The Japanese were not about to surrender until AFTER the bombs were dropped. The Japanese said nothing after the first A bomb, they did not want to surrender then. But after the 2nd bomb they realized the bombs would keep coming. And maybe the emperor and the top generals might be killed by these bombs. You can survive in an underground bunker from conventional bombs, but the Japanese likely thought you might not survive a nuclear bomb no matter how deep the bunker was. So here's my theory, - the Japanese leadership was afraid for their own lives and thus decided to surrender.

So you think we should have gone begging to the Japanese, asking them to please surrender?

So you think we should let the Emperor continue on with no punishment? The emperor was responsible for the war, He was the number one war criminal.

So just let the Emperor live on as if nothing had happened. The American people would not have been happy with that kind of conditional surrender. As you know, we did not act against the emperor when we took over Japan.

So you think we should have accepted a conditional surrender to spare the emperor and maybe some generals, just to save the lives of the Japanese in the cities that got the A bomb? We had already killed hundreds of thousands of Japanese in the napalm bombing bombing of their cities. If we had lost the war General LeMay admitted he may have been considered a war criminal by the victors.

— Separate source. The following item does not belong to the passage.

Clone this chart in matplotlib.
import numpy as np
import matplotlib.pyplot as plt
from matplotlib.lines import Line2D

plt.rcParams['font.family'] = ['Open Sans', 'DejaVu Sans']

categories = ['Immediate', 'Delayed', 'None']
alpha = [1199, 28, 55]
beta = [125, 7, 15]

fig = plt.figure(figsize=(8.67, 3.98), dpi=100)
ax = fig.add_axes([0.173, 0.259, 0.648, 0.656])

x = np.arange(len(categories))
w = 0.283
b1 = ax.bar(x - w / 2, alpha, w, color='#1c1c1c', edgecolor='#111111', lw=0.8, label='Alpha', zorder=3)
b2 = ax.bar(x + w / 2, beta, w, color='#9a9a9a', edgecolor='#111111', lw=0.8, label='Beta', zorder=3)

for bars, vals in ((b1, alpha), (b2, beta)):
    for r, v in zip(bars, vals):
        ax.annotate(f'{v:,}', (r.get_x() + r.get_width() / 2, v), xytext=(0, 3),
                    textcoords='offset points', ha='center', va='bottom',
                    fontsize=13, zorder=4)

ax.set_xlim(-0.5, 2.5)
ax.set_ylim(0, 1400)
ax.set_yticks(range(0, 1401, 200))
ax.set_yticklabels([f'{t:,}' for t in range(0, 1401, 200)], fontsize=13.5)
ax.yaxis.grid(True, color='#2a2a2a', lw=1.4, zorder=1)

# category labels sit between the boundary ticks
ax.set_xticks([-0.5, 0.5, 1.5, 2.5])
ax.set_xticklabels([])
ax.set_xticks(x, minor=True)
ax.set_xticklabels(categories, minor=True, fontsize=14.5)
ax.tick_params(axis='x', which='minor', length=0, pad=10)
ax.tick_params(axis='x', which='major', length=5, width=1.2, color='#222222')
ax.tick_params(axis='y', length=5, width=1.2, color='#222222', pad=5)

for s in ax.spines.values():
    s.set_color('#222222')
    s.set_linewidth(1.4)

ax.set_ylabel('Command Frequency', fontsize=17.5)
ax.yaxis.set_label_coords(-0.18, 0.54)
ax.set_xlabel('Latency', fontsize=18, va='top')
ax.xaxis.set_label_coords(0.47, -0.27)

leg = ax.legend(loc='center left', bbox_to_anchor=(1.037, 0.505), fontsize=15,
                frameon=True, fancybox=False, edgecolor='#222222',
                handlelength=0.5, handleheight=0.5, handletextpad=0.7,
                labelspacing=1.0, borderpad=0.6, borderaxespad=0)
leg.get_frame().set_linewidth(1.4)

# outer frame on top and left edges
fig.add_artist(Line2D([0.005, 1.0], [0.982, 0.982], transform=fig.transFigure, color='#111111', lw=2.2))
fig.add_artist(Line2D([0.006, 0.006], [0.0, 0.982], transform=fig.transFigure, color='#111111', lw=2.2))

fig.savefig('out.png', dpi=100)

The Russians were no position to invade the islands of Japan. They had no huge navy with amphibious landing craft in the far east. So they were no real threat to Japan except maybe to invade Manchuria. Japanese held Manchuria was already cut off from the home islands because we had sunk all the Japanese ships. So why were the Japanese so afraid of the Russians? Maybe because the Russians might kill prisoners? Maybe because they might actually execute all the generals?

You wrote "Here’s what I think happened. Not knowing whether the bomb would work or not,..." So even after the U.S. first tested the bomb in New Mexico and seeing that massive destruction they somehow thought it might not work if dropped from a plane or for some other unknown reason? No way. Of course they knew if would work. I don't get where you got that idea.

It doesn't really matter what those U.S. generals and others thought about what the Japanese might have done and how they bombs were unnecessary. The facts are pretty simple. Japan was beaten, and beaten very badly but would not surrender anyway. It was facing a massive invasion of its home islands. But Japan would not even talk to the U.S. about surrender until AFTER the bombs were dropped.

The bombs ended the war, period. Without the bombs nobody knows how much longer the war would have gone on and how many more deaths there would have been.